La mayoría de los autores sostienen que la tendencia observada es que las niñas se identifiquen con el rol materno, adoptando conductas de sumisión, pasividad y obediencia; y los niños con el rol paterno, adoptando posiciones de poder y privilegio. Conductas que reflejan la socialización diferencial de género, un factor que actúa en el origen y mantenimiento de la violencia contra las mujeres, y que se trasmite no solo intrafamiliarmente, sino a través de toda la sociedad. Por fortuna, no siempre es así.

A menudo resulta difícil separar las causas de las consecuencias: crecer en una familia en la que la madre es objeto de abusos es una vía importante para que el ciclo de la violencia doméstica se perpetúe, sin embargo, existen mecanismos que rompen el ciclo del maltrato y disminuyen la proporción de hogares que sufren de violencia intrafamiliar en la siguiente generación.

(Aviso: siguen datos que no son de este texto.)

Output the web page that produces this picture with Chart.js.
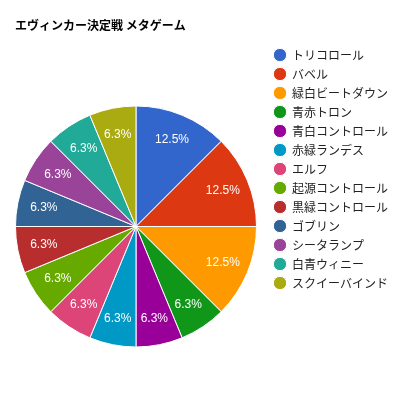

Aun siendo relevante que la violencia contra las madres es trasmitida de forma vicaria a los hijos e hijas, y sin duda es un factor predictor de victimización, también es cierto que una intervención terapéutica y un buen apoyo familiar y social, son fundamentales para el sano desarrollo de los menores; y que los antecedentes inmediatos en la vida adulta, como adaptación a la vida cotidiana, calidad de relación de pareja, autoestima, habilidades de comunicación y de resolución de problemas, y capacidad de resistencia, desempeñan un papel más importante que los antecedentes de maltrato a la infancia.

Como conclusión, podría decirse que uno de los mitos que hay que superar es que la violencia de género sólo forma parte de los conflictos de pareja. Está demostrado que el maltrato a la mujer se extiende a sus hijos e hijas, afectando negativamente su bienestar y su desarrollo, con secuelas a largo plazo; llegando incluso a transmitirse a sucesivas generaciones.